#### Written task:
Please report every line from the material that contains the word "chart".

Code that draws figures:
* Start *
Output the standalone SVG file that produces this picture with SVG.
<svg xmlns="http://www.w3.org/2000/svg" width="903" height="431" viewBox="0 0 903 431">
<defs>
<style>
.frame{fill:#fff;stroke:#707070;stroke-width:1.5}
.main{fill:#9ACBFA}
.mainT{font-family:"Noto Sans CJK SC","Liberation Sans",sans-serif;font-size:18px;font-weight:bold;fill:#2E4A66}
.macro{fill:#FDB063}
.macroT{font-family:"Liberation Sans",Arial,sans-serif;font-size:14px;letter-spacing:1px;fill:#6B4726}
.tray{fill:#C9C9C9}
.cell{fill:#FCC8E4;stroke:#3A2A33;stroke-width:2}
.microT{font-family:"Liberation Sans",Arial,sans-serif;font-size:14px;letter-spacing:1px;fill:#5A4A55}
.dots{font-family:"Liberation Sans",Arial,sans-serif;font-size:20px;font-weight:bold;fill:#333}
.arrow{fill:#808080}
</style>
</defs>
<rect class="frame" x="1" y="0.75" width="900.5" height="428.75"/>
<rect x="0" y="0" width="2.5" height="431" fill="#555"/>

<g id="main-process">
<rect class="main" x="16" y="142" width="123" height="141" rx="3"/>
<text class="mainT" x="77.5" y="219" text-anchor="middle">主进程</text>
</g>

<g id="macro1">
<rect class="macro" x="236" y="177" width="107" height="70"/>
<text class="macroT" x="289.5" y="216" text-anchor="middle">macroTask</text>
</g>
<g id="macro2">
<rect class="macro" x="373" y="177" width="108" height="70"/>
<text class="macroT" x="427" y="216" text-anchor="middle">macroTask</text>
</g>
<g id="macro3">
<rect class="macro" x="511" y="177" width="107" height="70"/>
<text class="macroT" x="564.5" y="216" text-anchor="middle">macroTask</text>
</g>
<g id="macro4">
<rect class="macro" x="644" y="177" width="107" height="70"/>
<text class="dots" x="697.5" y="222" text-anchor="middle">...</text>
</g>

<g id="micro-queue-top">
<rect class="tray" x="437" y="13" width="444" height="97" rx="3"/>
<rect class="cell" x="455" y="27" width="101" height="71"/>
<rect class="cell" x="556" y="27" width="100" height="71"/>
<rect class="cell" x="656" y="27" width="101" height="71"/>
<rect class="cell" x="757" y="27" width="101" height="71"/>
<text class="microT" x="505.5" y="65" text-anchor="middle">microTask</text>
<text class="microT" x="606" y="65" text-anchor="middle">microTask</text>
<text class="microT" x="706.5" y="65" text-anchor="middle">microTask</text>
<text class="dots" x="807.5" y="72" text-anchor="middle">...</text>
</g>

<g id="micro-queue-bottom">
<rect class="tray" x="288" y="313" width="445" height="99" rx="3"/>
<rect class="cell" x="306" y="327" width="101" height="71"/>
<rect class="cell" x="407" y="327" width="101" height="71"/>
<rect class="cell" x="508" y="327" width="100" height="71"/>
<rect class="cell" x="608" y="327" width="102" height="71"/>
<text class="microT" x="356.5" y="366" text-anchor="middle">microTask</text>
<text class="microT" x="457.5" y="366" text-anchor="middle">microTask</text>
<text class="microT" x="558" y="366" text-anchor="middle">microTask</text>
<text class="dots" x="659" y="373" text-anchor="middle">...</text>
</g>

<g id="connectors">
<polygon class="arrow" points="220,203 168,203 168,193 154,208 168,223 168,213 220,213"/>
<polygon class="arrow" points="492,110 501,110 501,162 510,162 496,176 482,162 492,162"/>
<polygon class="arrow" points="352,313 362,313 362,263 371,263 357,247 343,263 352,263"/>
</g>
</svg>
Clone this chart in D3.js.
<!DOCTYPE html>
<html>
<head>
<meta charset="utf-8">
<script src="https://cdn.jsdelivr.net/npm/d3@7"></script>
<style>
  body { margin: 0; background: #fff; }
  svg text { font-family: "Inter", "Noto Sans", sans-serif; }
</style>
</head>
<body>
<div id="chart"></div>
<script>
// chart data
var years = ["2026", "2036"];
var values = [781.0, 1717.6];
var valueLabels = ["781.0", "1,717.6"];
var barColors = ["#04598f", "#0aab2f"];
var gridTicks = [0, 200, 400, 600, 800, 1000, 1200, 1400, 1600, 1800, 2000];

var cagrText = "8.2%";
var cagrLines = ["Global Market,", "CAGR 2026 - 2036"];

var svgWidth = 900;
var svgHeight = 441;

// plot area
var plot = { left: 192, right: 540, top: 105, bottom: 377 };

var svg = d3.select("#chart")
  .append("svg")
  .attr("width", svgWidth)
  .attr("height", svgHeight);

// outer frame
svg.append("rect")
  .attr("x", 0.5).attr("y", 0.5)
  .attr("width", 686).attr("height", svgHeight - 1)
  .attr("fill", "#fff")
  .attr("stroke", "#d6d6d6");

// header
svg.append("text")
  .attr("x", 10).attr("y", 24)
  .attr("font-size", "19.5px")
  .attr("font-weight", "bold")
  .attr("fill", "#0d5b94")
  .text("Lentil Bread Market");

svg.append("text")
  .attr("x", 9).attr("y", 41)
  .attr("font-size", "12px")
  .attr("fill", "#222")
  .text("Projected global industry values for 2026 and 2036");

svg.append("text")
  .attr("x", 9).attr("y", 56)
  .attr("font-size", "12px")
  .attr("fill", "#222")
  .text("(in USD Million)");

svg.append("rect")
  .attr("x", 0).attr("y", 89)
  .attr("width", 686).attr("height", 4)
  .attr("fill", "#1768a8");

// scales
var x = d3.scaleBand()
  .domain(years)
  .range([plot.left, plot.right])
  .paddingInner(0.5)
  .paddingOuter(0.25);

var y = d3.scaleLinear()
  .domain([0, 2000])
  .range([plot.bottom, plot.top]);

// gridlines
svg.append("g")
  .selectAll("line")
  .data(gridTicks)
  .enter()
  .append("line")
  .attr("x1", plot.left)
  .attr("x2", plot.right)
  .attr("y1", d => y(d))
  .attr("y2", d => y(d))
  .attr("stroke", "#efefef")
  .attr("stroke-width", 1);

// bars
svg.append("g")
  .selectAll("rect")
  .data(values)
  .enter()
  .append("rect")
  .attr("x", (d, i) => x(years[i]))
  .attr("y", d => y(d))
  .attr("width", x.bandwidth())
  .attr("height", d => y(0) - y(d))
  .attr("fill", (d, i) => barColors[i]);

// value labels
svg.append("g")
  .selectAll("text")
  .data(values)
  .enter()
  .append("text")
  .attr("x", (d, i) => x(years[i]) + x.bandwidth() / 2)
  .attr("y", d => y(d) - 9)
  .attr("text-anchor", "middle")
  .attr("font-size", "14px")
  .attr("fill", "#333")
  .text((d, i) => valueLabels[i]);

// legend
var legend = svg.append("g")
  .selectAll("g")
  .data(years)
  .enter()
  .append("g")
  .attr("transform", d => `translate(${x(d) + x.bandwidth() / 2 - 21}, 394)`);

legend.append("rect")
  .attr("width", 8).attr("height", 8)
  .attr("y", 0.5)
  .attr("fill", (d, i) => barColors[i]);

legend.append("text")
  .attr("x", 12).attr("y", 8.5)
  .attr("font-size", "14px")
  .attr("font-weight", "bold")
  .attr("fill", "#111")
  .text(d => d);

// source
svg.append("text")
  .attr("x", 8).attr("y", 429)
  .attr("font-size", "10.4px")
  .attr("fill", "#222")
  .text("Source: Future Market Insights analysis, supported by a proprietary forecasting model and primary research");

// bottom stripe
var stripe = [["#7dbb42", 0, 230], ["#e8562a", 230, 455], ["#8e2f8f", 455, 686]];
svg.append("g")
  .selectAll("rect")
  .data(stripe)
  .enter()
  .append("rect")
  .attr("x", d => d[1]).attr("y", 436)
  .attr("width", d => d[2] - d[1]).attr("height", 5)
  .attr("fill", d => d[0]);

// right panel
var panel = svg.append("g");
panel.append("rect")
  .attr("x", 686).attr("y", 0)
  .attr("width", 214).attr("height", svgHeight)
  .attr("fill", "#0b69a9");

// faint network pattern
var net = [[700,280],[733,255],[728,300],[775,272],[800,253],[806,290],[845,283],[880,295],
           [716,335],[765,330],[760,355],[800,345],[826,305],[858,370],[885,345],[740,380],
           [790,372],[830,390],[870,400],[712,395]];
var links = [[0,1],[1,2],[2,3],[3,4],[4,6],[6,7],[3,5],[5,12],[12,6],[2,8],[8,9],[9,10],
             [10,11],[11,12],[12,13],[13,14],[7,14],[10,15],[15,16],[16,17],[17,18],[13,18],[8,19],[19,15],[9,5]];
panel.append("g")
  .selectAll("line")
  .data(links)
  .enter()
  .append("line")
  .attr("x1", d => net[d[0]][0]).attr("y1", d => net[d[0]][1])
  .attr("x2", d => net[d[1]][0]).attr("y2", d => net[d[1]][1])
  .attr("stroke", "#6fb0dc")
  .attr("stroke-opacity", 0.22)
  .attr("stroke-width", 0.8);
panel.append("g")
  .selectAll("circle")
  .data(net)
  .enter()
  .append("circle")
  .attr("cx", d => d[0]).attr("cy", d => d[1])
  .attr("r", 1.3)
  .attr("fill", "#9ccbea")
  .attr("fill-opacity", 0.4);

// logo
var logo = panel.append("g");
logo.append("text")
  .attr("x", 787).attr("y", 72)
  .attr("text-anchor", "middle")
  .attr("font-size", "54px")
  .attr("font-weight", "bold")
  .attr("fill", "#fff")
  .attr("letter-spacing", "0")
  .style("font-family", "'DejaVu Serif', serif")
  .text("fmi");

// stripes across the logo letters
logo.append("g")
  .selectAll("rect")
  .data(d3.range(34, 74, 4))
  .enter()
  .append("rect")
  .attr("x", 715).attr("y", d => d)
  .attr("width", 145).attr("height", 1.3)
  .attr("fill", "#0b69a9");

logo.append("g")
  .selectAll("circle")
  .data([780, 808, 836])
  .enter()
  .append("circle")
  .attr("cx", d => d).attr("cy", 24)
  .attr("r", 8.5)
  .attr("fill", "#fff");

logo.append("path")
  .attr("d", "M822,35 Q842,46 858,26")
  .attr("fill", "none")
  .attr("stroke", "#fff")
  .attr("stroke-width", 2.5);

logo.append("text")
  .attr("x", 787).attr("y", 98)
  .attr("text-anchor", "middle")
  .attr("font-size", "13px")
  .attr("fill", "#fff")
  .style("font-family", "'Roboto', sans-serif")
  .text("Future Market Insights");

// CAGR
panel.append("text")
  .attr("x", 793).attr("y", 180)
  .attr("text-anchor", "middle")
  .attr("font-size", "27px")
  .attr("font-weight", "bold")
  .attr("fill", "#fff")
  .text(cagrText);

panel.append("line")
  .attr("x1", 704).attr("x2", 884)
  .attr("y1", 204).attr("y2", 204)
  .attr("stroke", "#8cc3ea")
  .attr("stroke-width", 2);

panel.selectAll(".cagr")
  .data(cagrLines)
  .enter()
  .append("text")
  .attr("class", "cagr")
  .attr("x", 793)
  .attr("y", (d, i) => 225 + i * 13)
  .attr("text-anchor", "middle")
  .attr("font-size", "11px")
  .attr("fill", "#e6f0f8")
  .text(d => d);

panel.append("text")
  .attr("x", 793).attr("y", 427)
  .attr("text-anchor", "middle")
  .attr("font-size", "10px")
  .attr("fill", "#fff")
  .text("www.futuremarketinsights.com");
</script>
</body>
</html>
* End *
* Start *
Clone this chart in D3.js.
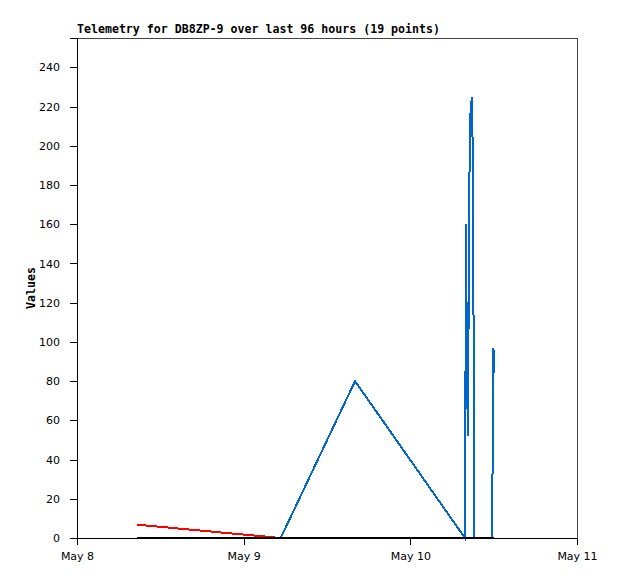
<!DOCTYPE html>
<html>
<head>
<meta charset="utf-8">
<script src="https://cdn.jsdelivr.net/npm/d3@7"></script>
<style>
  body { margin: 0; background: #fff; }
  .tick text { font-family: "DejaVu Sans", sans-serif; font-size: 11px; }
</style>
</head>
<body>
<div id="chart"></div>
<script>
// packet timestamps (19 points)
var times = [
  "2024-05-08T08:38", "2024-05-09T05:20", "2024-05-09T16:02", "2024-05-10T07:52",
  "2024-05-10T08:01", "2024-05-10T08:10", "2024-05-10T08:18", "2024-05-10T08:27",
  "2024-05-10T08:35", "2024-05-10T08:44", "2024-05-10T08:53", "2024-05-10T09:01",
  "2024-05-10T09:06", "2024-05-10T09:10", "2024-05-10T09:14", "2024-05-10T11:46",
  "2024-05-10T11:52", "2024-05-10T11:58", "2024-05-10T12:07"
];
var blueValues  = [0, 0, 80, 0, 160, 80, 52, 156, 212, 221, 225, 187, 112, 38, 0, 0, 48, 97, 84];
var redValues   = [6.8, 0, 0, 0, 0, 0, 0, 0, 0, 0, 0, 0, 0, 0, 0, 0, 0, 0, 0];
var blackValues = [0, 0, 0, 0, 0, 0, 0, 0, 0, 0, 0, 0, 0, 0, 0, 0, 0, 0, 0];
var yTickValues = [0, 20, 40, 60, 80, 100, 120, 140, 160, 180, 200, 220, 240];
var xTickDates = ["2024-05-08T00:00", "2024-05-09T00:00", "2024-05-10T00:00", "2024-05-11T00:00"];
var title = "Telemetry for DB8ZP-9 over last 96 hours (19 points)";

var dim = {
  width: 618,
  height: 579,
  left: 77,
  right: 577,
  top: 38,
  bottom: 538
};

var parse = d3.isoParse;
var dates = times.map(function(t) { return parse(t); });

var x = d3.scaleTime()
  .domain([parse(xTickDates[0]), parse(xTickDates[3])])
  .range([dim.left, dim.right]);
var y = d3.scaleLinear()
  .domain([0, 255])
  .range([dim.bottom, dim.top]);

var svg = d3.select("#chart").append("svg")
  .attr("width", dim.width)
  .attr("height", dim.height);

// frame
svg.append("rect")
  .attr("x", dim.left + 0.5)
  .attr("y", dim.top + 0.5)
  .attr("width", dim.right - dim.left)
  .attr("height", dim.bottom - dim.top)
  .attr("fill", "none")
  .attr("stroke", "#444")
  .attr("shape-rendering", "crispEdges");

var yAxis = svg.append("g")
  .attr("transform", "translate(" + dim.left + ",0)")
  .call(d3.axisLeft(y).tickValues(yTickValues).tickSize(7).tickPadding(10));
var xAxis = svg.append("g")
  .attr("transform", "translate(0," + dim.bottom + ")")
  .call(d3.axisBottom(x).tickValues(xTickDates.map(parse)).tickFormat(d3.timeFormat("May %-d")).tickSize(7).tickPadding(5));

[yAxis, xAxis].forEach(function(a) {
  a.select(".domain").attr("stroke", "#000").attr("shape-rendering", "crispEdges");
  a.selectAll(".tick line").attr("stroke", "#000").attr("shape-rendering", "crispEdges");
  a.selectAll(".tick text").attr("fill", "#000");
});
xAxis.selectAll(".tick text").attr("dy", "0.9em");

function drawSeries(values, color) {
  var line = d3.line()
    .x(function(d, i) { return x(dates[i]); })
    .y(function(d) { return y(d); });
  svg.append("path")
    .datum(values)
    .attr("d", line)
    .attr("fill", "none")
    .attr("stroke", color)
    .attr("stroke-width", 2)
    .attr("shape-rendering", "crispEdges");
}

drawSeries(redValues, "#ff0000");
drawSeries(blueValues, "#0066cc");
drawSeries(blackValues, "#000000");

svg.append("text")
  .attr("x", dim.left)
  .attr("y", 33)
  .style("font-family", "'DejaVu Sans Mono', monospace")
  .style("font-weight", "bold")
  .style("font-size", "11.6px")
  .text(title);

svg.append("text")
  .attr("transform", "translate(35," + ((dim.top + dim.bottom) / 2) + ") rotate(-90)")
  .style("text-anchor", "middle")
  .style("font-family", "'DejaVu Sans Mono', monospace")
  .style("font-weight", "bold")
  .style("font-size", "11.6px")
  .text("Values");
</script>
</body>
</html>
* End *
#### Expected output:
Clone this chart in D3.js.
<div id="chart"></div>
// chart data
var svg = d3.select("#chart")
Clone this chart in D3.js.
<div id="chart"></div>
var svg = d3.select("#chart").append("svg")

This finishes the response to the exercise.